• **What is needed**: Starting at the first line of the listing below, retype each line up to and including the one that contains "const yTicks = [0, 100, 200, 300, 400, 500, 600];". Leave pictures out.

• **Supplied data**:
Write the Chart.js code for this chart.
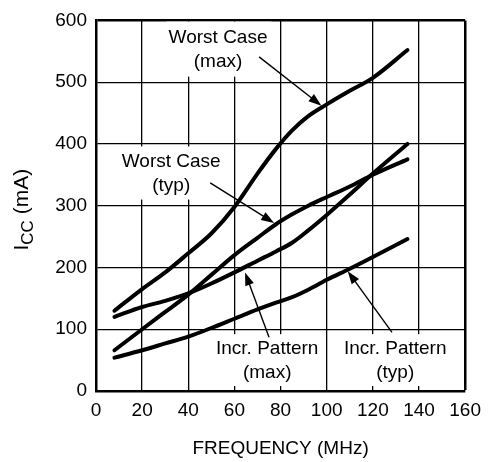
<!DOCTYPE html>
<html>
<head>
<meta charset="utf-8">
<script src="https://cdn.jsdelivr.net/npm/chart.js@4.4.0/dist/chart.umd.min.js"></script>
<style>
  html, body { margin: 0; padding: 0; background: #fff; }
  #wrap { width: 489px; height: 462px; }
</style>
</head>
<body>
<div id="wrap"><canvas id="chart" width="489" height="462"></canvas></div>
<script>
const freq = [8, 20, 30, 40, 50, 60, 70, 78, 85, 92, 100, 110, 120, 135];

// supply current (mA) for each curve
const worstCaseMax = [130, 165, 192, 223, 255, 298, 352, 392, 422, 445, 464, 486, 507, 552];
const incrPatternMax = [120, 136, 146, 158, 174, 192, 211, 226, 240, 260, 285, 318, 352, 400];
const worstCaseTyp = [66, 100, 128, 156, 188, 220, 248, 270, 286, 300, 314, 331, 350, 375];
const incrPatternTyp = [54, 66, 77, 88, 102, 117, 132, 143, 152, 164, 180, 198, 217, 246];

const xTicks = [0, 20, 40, 60, 80, 100, 120, 140, 160];
const yTicks = [0, 100, 200, 300, 400, 500, 600];

const FONT = '"Liberation Sans", Arial, Helvetica, sans-serif';

// callout labels: text, centre (data units), white box behind it, arrow from -> to
const callouts = [
  { text: ['Worst Case', '(max)'], at: [52.9, 552], box: [30.5, 76, 509, 598], from: [70.7, 541], to: [97.7, 462] },
  { text: ['Worst Case', '(typ)'], at: [32.6, 351], box: [10, 55.5, 310, 396], from: [49.5, 337], to: [77.2, 272] },
  { text: ['Incr. Pattern', '(max)'], at: [74.2, 49.5], box: [51, 98, 8, 92], from: [75, 87], to: [64.6, 192] },
  { text: ['Incr. Pattern', '(typ)'], at: [129.7, 49.5], box: [106, 153.5, 8, 92], from: [128.3, 95], to: [109.1, 194] }
];

function toPoints(ys) {
  return freq.map((f, i) => ({ x: f, y: ys[i] }));
}

function line(data) {
  return {
    data: toPoints(data),
    borderColor: '#000',
    borderWidth: 4,
    pointRadius: 0,
    fill: false,
    cubicInterpolationMode: 'monotone',
    borderCapStyle: 'round'
  };
}

function arrow(ctx, x1, y1, x2, y2) {
  const ang = Math.atan2(y2 - y1, x2 - x1);
  const len = 13, half = 4.5;
  ctx.beginPath();
  ctx.moveTo(x1, y1);
  ctx.lineTo(x2 - Math.cos(ang) * len * 0.8, y2 - Math.sin(ang) * len * 0.8);
  ctx.lineWidth = 1.4;
  ctx.strokeStyle = '#000';
  ctx.stroke();
  ctx.beginPath();
  ctx.moveTo(x2, y2);
  ctx.lineTo(x2 - Math.cos(ang) * len - Math.sin(ang) * half, y2 - Math.sin(ang) * len + Math.cos(ang) * half);
  ctx.lineTo(x2 - Math.cos(ang) * len + Math.sin(ang) * half, y2 - Math.sin(ang) * len - Math.cos(ang) * half);
  ctx.closePath();
  ctx.fillStyle = '#000';
  ctx.fill();
}

const calloutPlugin = {
  id: 'callouts',
  beforeDatasetsDraw(chart) {
    const { ctx, scales: { x, y } } = chart;
    ctx.save();
    // white boxes break the grid behind the labels
    callouts.forEach(c => {
      const [x0, x1, y0, y1] = c.box;
      ctx.fillStyle = '#fff';
      ctx.fillRect(x.getPixelForValue(x0), y.getPixelForValue(y1),
        x.getPixelForValue(x1) - x.getPixelForValue(x0),
        y.getPixelForValue(y0) - y.getPixelForValue(y1));
    });
    ctx.font = '19px ' + FONT;
    ctx.fillStyle = '#000';
    ctx.textAlign = 'center';
    ctx.textBaseline = 'middle';
    callouts.forEach(c => {
      const cx = x.getPixelForValue(c.at[0]);
      const cy = y.getPixelForValue(c.at[1]);
      ctx.fillText(c.text[0], cx, cy - 12);
      ctx.fillText(c.text[1], cx, cy + 12);
    });
    ctx.restore();
  },
  afterDatasetsDraw(chart) {
    const { ctx, scales: { x, y } } = chart;
    ctx.save();
    callouts.forEach(c => {
      arrow(ctx, x.getPixelForValue(c.from[0]), y.getPixelForValue(c.from[1]),
        x.getPixelForValue(c.to[0]), y.getPixelForValue(c.to[1]));
    });
    ctx.restore();
  },
  afterDraw(chart) {
    // y axis title with subscript: I_CC (mA)
    const { ctx, chartArea } = chart;
    const cy = (chartArea.top + chartArea.bottom) / 2 + 4;
    ctx.save();
    ctx.translate(22, cy);
    ctx.rotate(-Math.PI / 2);
    ctx.fillStyle = '#000';
    ctx.textBaseline = 'middle';
    ctx.textAlign = 'left';
    const big = '21px ' + FONT, small = '17px ' + FONT;
    ctx.font = big;
    const wI = ctx.measureText('I').width;
    const wRest = ctx.measureText(' (mA)').width;
    ctx.font = small;
    const wCC = ctx.measureText('CC').width;
    let px = -(wI + wCC + wRest) / 2;
    ctx.font = big;
    ctx.fillText('I', px, 0);
    px += wI;
    ctx.font = small;
    ctx.fillText('CC', px, 6);
    px += wCC;
    ctx.font = big;
    ctx.fillText(' (mA)', px, 0);
    ctx.restore();
  }
};

new Chart(document.getElementById('chart'), {
  type: 'line',
  data: {
    datasets: [
      line(worstCaseMax),
      line(incrPatternMax),
      line(worstCaseTyp),
      line(incrPatternTyp)
    ]
  },
  options: {
    responsive: false,
    animation: false,
    layout: { padding: { top: 15, right: 18, left: 0, bottom: 0 } },
    plugins: {
      legend: { display: false },
      tooltip: { enabled: false }
    },
    scales: {
      x: {
        type: 'linear',
        min: 0,
        max: 160,
        afterBuildTicks: (scale) => { scale.ticks = xTicks.map(v => ({ value: v })); },
        afterFit: (scale) => { scale.height = 71; },
        ticks: { color: '#000', font: { family: FONT, size: 19 }, padding: 8, maxRotation: 0 },
        grid: {
          color: '#000',
          lineWidth: (c) => (c.tick && c.tick.value === 160 ? 2.5 : 1.3),
          drawTicks: false
        },
        border: { display: true, color: '#000', width: 2.5 },
        title: {
          display: true,
          text: 'FREQUENCY (MHz)',
          color: '#000',
          font: { family: FONT, size: 19 },
          padding: { top: 0, bottom: 2 }
        }
      },
      y: {
        min: 0,
        max: 600,
        afterBuildTicks: (scale) => { scale.ticks = yTicks.map(v => ({ value: v })); },
        afterFit: (scale) => { scale.width = 96; },
        ticks: { color: '#000', font: { family: FONT, size: 19 }, padding: 9 },
        grid: {
          color: '#000',
          lineWidth: (c) => (c.tick && c.tick.value === 600 ? 2.5 : 1.3),
          drawTicks: false
        },
        border: { display: true, color: '#000', width: 2.5 }
      }
    }
  },
  plugins: [calloutPlugin]
});
</script>
</body>
</html>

• **Reply**:
Write the Chart.js code for this chart.
<!DOCTYPE html>
<html>
<head>
<meta charset="utf-8">
<script src="https://cdn.jsdelivr.net/npm/chart.js@4.4.0/dist/chart.umd.min.js"></script>
<style>
  html, body { margin: 0; padding: 0; background: #fff; }
  #wrap { width: 489px; height: 462px; }
</style>
</head>
<body>
<div id="wrap"><canvas id="chart" width="489" height="462"></canvas></div>
<script>
const freq = [8, 20, 30, 40, 50, 60, 70, 78, 85, 92, 100, 110, 120, 135];

// supply current (mA) for each curve
const worstCaseMax = [130, 165, 192, 223, 255, 298, 352, 392, 422, 445, 464, 486, 507, 552];
const incrPatternMax = [120, 136, 146, 158, 174, 192, 211, 226, 240, 260, 285, 318, 352, 400];
const worstCaseTyp = [66, 100, 128, 156, 188, 220, 248, 270, 286, 300, 314, 331, 350, 375];
const incrPatternTyp = [54, 66, 77, 88, 102, 117, 132, 143, 152, 164, 180, 198, 217, 246];

const xTicks = [0, 20, 40, 60, 80, 100, 120, 140, 160];
const yTicks = [0, 100, 200, 300, 400, 500, 600];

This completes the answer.